Tier 2 training trains both cowboy and hat, equally and simultaneously through mental, emotional, and spiritual state training practices like those seen in EVO FIT, where not only are players trained for the physical, mental, and emotional complexities of competition, but they are also trained to handle the spiritual complexities of competition as well. Tier 2 training awakens and develops your performance soul, who then proceeds to play your socks off!
At least that’s the theory of how playing in a flow-state improves your game. And why wouldn’t it? There is nothing about flow that can screw up a player's existing game. The only thing that flow screws up is a player's existing ego. Simply put, choosing non-dual flow messes with your dualistic ego. You can count on it. Sports psychology tells us we can’t use ego to create an egoless state. We can, however, train our ego to turn itself off, and in so doing, turn on our performance soul.
(Note to coaches: your ego despises deactivation training, especially when it involves actively training your ego’s archrival – your performance soul).
In the red corner, wanting to win the competition, is your dualistic ego, while in the green corner, wanting to be one with the competition, is your non-dual soul.
The deepest competition we face in performance sports is the fundamental competition between ego and soul. Talk about a sibling rivalry! Ego vs Soul. It happens every time we walk onto the playing field or enter into competitive situations. Ego sees competition as me wanting to kick your ass for a win. By comparison, soul, sees competition as you and me kicking ass together, win or lose.
As David Meggyesy, one of EVO Sports founding members reminds us, the word “competition” comes from the Latin word “competere,” which means “to strive together.” It does not mean “I kick your ass, or you kick mine.”
Understand that the evolution of sport is also the evolution of competition, and that competition is rooted in collaborative unity, striving together. Its branches, however, have evolved into competitive rivalries that have a dualistic history of striving against.

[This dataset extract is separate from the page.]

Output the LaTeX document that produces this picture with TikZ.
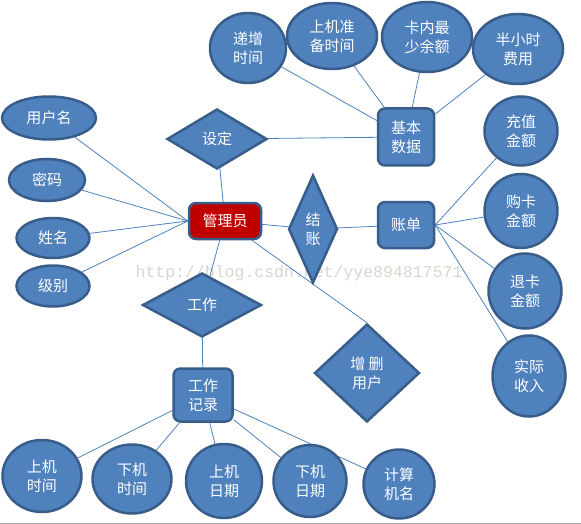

Question: how is dualistic rivalry working for you? How is it working in the games you play? How is it working in your life? On a larger scale, how is dualistic rivalry working for Planet Earth?
If we take a global perspective on dualistic rivalry, the picture we get is… Well, you can take your own picture of the global state of the planet, but the chances are, it won’t be a picture of global unity. Instead it will be a snapshot of global division, of ancient and storied rivalries between countries and cultures and beliefs systems. About the only culture we have in common around the globe is the culture of sport, which contains examples of both rivalry and collaborative competitions. Striving against vs striving together.
Which form of competition seems more appropriate for the global times, called by Jean Houston, “a time of whole system transition?” I don’t know about you as a player, and I don’t know about you as a coach. I just know about me as a player and a coach, and for me, this time of whole system transition is the perfect time for the emergence of the transformational training practices we see in programs like EVO FIT, or Catt Tripoli’s “Conscious Fitness” training, or Jamie Zimron’s “Centered Golf.” All of EVO Sport’s transformational practices are designed to transform human beings while the whole system around us transitions for better or worse.
Transformational coaching seems perfectly appropriate during times of whole system transition, so I’m betting on the expansion of Tier 2 coaching and performance transformations to start showing up in the “Bigs,” and then to filter down into the everyday performances we see at the level of rec-center complexity.
The levels of complexity range from high to low, and now that we know how to coach conscious flow, the question becomes why coach it in the first place when winning pays the rent? If playing in the zone could always guarantee a win, then the culture of sport would be all over it, but currently, flow-state coaching is still in its emergent stage, called the Integral Stage in developmental psychology. At EVO Sports, we call it “Home.”